** Begin **

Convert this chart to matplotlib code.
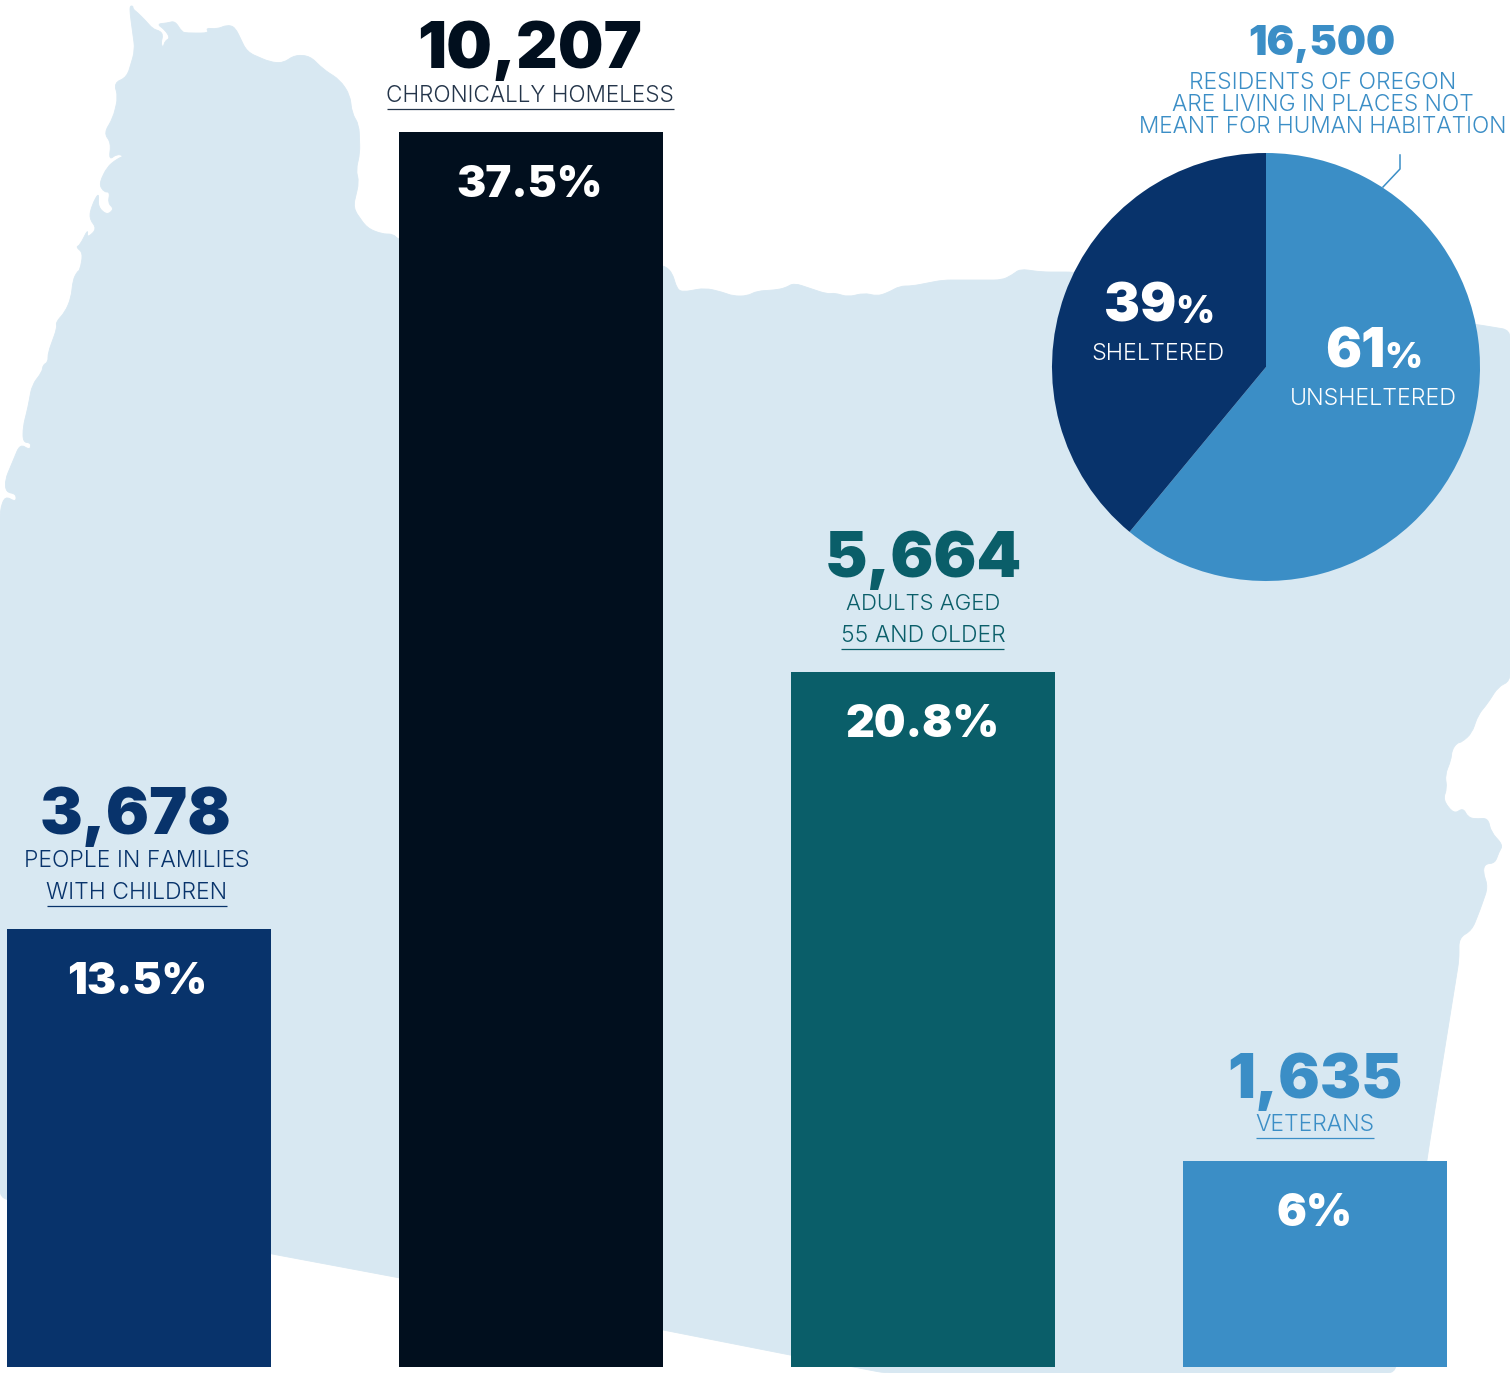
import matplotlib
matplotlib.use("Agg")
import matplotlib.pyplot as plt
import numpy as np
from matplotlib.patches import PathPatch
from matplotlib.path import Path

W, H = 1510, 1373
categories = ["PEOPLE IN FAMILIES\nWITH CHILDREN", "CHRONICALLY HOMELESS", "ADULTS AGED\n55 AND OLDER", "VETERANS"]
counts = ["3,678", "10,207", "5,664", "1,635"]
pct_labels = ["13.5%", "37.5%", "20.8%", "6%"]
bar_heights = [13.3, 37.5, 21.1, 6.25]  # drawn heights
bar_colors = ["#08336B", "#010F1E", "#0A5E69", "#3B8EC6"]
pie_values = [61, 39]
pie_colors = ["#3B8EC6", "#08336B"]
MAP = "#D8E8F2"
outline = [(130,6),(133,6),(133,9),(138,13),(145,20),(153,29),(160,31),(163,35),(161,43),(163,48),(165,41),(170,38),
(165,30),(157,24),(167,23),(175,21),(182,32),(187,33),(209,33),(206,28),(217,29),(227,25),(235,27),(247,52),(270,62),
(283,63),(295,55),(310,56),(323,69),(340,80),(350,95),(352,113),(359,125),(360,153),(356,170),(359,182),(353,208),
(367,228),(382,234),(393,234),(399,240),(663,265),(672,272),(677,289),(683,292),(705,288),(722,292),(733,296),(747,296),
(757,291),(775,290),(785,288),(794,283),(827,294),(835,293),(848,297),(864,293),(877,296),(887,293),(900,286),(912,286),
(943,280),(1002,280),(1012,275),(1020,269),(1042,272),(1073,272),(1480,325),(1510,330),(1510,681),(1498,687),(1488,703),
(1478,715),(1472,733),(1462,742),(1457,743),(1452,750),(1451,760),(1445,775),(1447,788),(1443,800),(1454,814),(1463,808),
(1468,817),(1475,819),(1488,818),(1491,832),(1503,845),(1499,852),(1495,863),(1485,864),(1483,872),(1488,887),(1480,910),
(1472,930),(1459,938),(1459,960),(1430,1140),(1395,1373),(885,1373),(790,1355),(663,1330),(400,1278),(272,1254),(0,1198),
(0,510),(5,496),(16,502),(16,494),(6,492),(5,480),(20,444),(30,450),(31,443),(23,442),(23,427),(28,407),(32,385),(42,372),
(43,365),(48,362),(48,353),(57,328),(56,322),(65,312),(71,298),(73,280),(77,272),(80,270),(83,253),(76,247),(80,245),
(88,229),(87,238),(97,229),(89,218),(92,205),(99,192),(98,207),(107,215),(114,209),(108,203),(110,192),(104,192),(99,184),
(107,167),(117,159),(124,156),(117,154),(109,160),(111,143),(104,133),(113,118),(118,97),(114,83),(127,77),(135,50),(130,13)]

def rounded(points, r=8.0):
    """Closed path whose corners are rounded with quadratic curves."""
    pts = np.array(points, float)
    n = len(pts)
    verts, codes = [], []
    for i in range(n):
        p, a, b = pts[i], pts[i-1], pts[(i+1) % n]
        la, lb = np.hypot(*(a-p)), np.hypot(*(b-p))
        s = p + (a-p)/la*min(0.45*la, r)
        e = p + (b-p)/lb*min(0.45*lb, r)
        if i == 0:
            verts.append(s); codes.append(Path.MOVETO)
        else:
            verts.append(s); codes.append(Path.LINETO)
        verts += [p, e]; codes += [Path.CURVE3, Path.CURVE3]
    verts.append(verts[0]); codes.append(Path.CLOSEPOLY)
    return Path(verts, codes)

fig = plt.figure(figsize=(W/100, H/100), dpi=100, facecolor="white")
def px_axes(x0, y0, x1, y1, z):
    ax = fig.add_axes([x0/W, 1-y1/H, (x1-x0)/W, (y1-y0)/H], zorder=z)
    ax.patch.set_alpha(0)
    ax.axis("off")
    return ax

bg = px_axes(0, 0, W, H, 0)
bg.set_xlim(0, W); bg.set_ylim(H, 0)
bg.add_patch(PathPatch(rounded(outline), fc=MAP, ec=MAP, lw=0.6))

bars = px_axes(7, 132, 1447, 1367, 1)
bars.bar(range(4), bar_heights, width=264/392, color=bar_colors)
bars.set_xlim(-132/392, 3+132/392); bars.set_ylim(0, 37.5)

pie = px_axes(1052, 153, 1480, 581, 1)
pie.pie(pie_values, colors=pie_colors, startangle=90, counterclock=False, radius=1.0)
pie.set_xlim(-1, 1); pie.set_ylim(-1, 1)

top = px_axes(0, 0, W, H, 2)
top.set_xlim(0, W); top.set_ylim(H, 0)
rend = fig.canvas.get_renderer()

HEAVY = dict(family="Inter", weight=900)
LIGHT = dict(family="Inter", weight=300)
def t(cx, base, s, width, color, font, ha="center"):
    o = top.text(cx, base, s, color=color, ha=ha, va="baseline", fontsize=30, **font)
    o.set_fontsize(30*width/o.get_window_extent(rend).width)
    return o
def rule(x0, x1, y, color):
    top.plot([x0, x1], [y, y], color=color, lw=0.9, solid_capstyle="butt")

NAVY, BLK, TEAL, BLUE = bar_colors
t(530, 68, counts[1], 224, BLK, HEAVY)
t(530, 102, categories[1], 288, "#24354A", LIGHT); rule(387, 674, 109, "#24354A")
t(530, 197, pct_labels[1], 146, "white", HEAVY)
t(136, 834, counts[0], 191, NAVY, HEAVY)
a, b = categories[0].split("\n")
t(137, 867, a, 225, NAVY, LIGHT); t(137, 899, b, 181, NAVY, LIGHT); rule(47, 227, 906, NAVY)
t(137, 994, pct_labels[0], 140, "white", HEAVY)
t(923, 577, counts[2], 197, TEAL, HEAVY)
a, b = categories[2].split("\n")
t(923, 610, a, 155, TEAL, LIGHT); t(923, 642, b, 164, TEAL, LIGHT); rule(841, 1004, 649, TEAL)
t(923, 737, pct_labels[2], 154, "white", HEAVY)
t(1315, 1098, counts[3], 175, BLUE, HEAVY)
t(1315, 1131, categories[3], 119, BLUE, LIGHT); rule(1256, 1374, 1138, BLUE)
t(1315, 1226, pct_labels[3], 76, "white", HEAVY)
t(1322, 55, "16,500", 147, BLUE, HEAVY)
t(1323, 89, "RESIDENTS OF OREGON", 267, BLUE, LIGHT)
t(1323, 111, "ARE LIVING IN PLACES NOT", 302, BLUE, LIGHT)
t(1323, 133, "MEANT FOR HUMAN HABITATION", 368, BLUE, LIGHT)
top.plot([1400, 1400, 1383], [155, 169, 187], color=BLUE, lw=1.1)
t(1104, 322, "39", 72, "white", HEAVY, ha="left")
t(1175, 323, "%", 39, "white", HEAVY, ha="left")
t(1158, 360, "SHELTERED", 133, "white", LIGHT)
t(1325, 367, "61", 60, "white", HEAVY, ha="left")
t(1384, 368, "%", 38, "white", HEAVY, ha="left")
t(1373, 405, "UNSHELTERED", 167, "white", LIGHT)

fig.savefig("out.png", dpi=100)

** End **

Repeat the material verbatim. Do not carry over any picture.

Convert this chart to matplotlib code.
import matplotlib
matplotlib.use("Agg")
import matplotlib.pyplot as plt
import numpy as np
from matplotlib.patches import PathPatch
from matplotlib.path import Path

W, H = 1510, 1373
categories = ["PEOPLE IN FAMILIES\nWITH CHILDREN", "CHRONICALLY HOMELESS", "ADULTS AGED\n55 AND OLDER", "VETERANS"]
counts = ["3,678", "10,207", "5,664", "1,635"]
pct_labels = ["13.5%", "37.5%", "20.8%", "6%"]
bar_heights = [13.3, 37.5, 21.1, 6.25]  # drawn heights
bar_colors = ["#08336B", "#010F1E", "#0A5E69", "#3B8EC6"]
pie_values = [61, 39]
pie_colors = ["#3B8EC6", "#08336B"]
MAP = "#D8E8F2"
outline = [(130,6),(133,6),(133,9),(138,13),(145,20),(153,29),(160,31),(163,35),(161,43),(163,48),(165,41),(170,38),
(165,30),(157,24),(167,23),(175,21),(182,32),(187,33),(209,33),(206,28),(217,29),(227,25),(235,27),(247,52),(270,62),
(283,63),(295,55),(310,56),(323,69),(340,80),(350,95),(352,113),(359,125),(360,153),(356,170),(359,182),(353,208),
(367,228),(382,234),(393,234),(399,240),(663,265),(672,272),(677,289),(683,292),(705,288),(722,292),(733,296),(747,296),
(757,291),(775,290),(785,288),(794,283),(827,294),(835,293),(848,297),(864,293),(877,296),(887,293),(900,286),(912,286),
(943,280),(1002,280),(1012,275),(1020,269),(1042,272),(1073,272),(1480,325),(1510,330),(1510,681),(1498,687),(1488,703),
(1478,715),(1472,733),(1462,742),(1457,743),(1452,750),(1451,760),(1445,775),(1447,788),(1443,800),(1454,814),(1463,808),
(1468,817),(1475,819),(1488,818),(1491,832),(1503,845),(1499,852),(1495,863),(1485,864),(1483,872),(1488,887),(1480,910),
(1472,930),(1459,938),(1459,960),(1430,1140),(1395,1373),(885,1373),(790,1355),(663,1330),(400,1278),(272,1254),(0,1198),
(0,510),(5,496),(16,502),(16,494),(6,492),(5,480),(20,444),(30,450),(31,443),(23,442),(23,427),(28,407),(32,385),(42,372),
(43,365),(48,362),(48,353),(57,328),(56,322),(65,312),(71,298),(73,280),(77,272),(80,270),(83,253),(76,247),(80,245),
(88,229),(87,238),(97,229),(89,218),(92,205),(99,192),(98,207),(107,215),(114,209),(108,203),(110,192),(104,192),(99,184),
(107,167),(117,159),(124,156),(117,154),(109,160),(111,143),(104,133),(113,118),(118,97),(114,83),(127,77),(135,50),(130,13)]

def rounded(points, r=8.0):
    """Closed path whose corners are rounded with quadratic curves."""
    pts = np.array(points, float)
    n = len(pts)
    verts, codes = [], []
    for i in range(n):
        p, a, b = pts[i], pts[i-1], pts[(i+1) % n]
        la, lb = np.hypot(*(a-p)), np.hypot(*(b-p))
        s = p + (a-p)/la*min(0.45*la, r)
        e = p + (b-p)/lb*min(0.45*lb, r)
        if i == 0:
            verts.append(s); codes.append(Path.MOVETO)
        else:
            verts.append(s); codes.append(Path.LINETO)
        verts += [p, e]; codes += [Path.CURVE3, Path.CURVE3]
    verts.append(verts[0]); codes.append(Path.CLOSEPOLY)
    return Path(verts, codes)

fig = plt.figure(figsize=(W/100, H/100), dpi=100, facecolor="white")
def px_axes(x0, y0, x1, y1, z):
    ax = fig.add_axes([x0/W, 1-y1/H, (x1-x0)/W, (y1-y0)/H], zorder=z)
    ax.patch.set_alpha(0)
    ax.axis("off")
    return ax

bg = px_axes(0, 0, W, H, 0)
bg.set_xlim(0, W); bg.set_ylim(H, 0)
bg.add_patch(PathPatch(rounded(outline), fc=MAP, ec=MAP, lw=0.6))

bars = px_axes(7, 132, 1447, 1367, 1)
bars.bar(range(4), bar_heights, width=264/392, color=bar_colors)
bars.set_xlim(-132/392, 3+132/392); bars.set_ylim(0, 37.5)

pie = px_axes(1052, 153, 1480, 581, 1)
pie.pie(pie_values, colors=pie_colors, startangle=90, counterclock=False, radius=1.0)
pie.set_xlim(-1, 1); pie.set_ylim(-1, 1)

top = px_axes(0, 0, W, H, 2)
top.set_xlim(0, W); top.set_ylim(H, 0)
rend = fig.canvas.get_renderer()

HEAVY = dict(family="Inter", weight=900)
LIGHT = dict(family="Inter", weight=300)
def t(cx, base, s, width, color, font, ha="center"):
    o = top.text(cx, base, s, color=color, ha=ha, va="baseline", fontsize=30, **font)
    o.set_fontsize(30*width/o.get_window_extent(rend).width)
    return o
def rule(x0, x1, y, color):
    top.plot([x0, x1], [y, y], color=color, lw=0.9, solid_capstyle="butt")

NAVY, BLK, TEAL, BLUE = bar_colors
t(530, 68, counts[1], 224, BLK, HEAVY)
t(530, 102, categories[1], 288, "#24354A", LIGHT); rule(387, 674, 109, "#24354A")
t(530, 197, pct_labels[1], 146, "white", HEAVY)
t(136, 834, counts[0], 191, NAVY, HEAVY)
a, b = categories[0].split("\n")
t(137, 867, a, 225, NAVY, LIGHT); t(137, 899, b, 181, NAVY, LIGHT); rule(47, 227, 906, NAVY)
t(137, 994, pct_labels[0], 140, "white", HEAVY)
t(923, 577, counts[2], 197, TEAL, HEAVY)
a, b = categories[2].split("\n")
t(923, 610, a, 155, TEAL, LIGHT); t(923, 642, b, 164, TEAL, LIGHT); rule(841, 1004, 649, TEAL)
t(923, 737, pct_labels[2], 154, "white", HEAVY)
t(1315, 1098, counts[3], 175, BLUE, HEAVY)
t(1315, 1131, categories[3], 119, BLUE, LIGHT); rule(1256, 1374, 1138, BLUE)
t(1315, 1226, pct_labels[3], 76, "white", HEAVY)
t(1322, 55, "16,500", 147, BLUE, HEAVY)
t(1323, 89, "RESIDENTS OF OREGON", 267, BLUE, LIGHT)
t(1323, 111, "ARE LIVING IN PLACES NOT", 302, BLUE, LIGHT)
t(1323, 133, "MEANT FOR HUMAN HABITATION", 368, BLUE, LIGHT)
top.plot([1400, 1400, 1383], [155, 169, 187], color=BLUE, lw=1.1)
t(1104, 322, "39", 72, "white", HEAVY, ha="left")
t(1175, 323, "%", 39, "white", HEAVY, ha="left")
t(1158, 360, "SHELTERED", 133, "white", LIGHT)
t(1325, 367, "61", 60, "white", HEAVY, ha="left")
t(1384, 368, "%", 38, "white", HEAVY, ha="left")
t(1373, 405, "UNSHELTERED", 167, "white", LIGHT)

fig.savefig("out.png", dpi=100)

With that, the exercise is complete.